AR in Submarine Manufacturing
The measurement and quality control of components is a time-consuming process, especially in submarine manufacturing. Hololight shows how augmented reality can support this work in one of the most demanding industrial settings in the world.
Thyssenkrupp Marine Systems: AR for Precision Assembly
Positioning thousands of components with millimetre precision inside a submarine — without paper plans or manual marking. Thyssenkrupp Marine Systems used Hololight Space to digitalize component positioning and quality control in one of the most complex manufacturing environments in the world.
- Organization: Thyssenkrupp Marine Systems
- Challenge: Positioning and verifying thousands of components during submarine assembly using error-prone, paper-based 2D processes.
- Solution: Hololight Space, used on-site to overlay virtual 3D models onto the real environment for guided assembly and target/actual comparison.
- Result: Shorter assembly process, fewer manual errors, and measurably more economical planning and installation.
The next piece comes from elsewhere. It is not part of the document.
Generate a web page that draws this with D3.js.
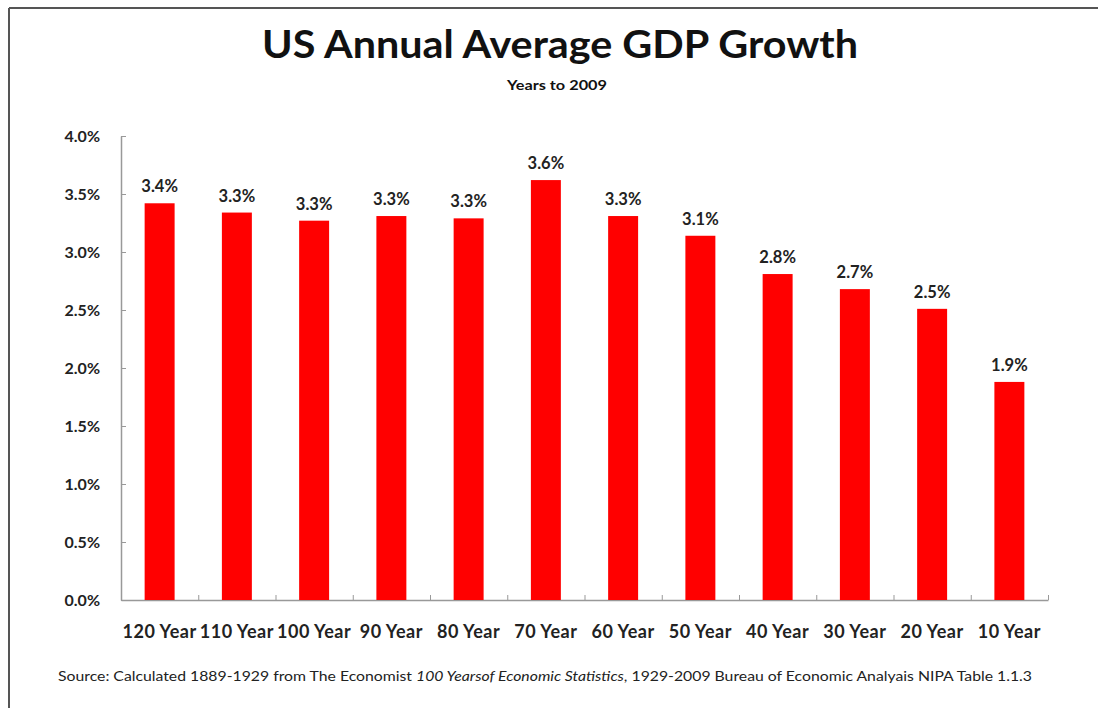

August 4, 1906: The first German submarine slides into the water at the Krupp Germaniawerft shipyard in Kiel. For more than a year, engineers and workers feverishly built the prototype. Today, thyssenkrupp Marine Systems is manufacturing submarines and naval ships on parts of the old site – and aims to become one of the most avant-garde shipyards in Europe. This goes hand in hand with applying new technologies such as augmented reality to make production more effective, efficient and faster.
“With Augmented Reality we are able to quickly detect and correct manual errors. The entire planning and assembly process is now much shorter and way more economical.”
– Stefan Lengowski, Manager Development Engineering Platform, thyssenkrupp Marine Systems
From Paper to Augmented Reality
The construction of submarines is complex and accompanied by extremely high technical requirements. Several thousand components have to be aligned, welded in and inspected. Surveyors determine the position and alignment of bolts and screws using analogue 2D documents. This means that they draw the data from the CAD model on paper plans and then – equipped with the clipboard – manually mark the locations in the submarine. A time-consuming and error-prone process.
The inner life of a submarine is a complex ecosystem in itself. Augmented Reality helps engineers to greatly improve and simplify the design – so that every bolt goes where it belongs. (CR: thyssenkrupp Marine Systems)
“We are always looking for innovative technologies to optimize our processes. We see augmented reality as a technology for digitizing the time-consuming measurement and quality control of components,” says Stefan Lengowski. “But we are also aware that we are facing a very challenging use case scenario.”
Comprehensive AR Solution
Hololight Space enables engineers to visualize, manipulate and share CAD data in 3D, overlaid directly onto the real environment through an AR headset. The software supports millimetre-precise positioning work, allowing engineers to define, place and verify coordinates for components such as screws and bolts directly in the physical environment — without paper plans or manual marking.
For the deployment at thyssenkrupp Marine Systems, Hololight Space was used in combination with an industry-certified AR headset suited for safety-regulated environments on the shipyard floor.
Hololight's AR solution impresses with its millimetre accuracy and is a useful tool for quality control and measurement.
Optimizing Processes and Avoiding Errors
The new work process is now significantly shorter and easier for the engineers. In the office, the engineer can load the 3D model — for example in JT format — in the software, define the coordinates for referencing screws and bolts and upload them to the AR headset. Virtual components provide markings and include visual feedback on the correct placement.
In the submarine itself, the engineer uses Hololight Space to precisely mark the locations where a screw is to be mounted by superimposing virtual 3D models onto the real environment. Subsequently, the assembly takes place and the engineer can carry out a target/actual comparison in the submarine using the AR headset and software. "With Augmented Reality, we are able to quickly detect and correct manual errors. The entire planning and assembly process is now much shorter and way more economical," confirms Lengowski.
Where This Started — and Where AR in Manufacturing Stands Today
Especially for complex assembly projects such as submarines, AR improves planning and installation processes that were previously costly and error-prone. The resources required are lower, planning errors are noticed more quickly, and installation errors are hardly possible. As a result, costs and time can be massively reduced, while at the same time quality and speed are increased.
What began as one of the first deployments of AR in submarine manufacturing has since proven the concept at scale. Thyssenkrupp Marine Systems has continued to expand AR across their operations — from shipbuilding and pipe construction through to commissioning and training. The use case demonstrated here, replacing paper-based component positioning with AR-guided precision assembly, remains one of the clearest examples of what AR delivers in complex, safety-critical manufacturing environments.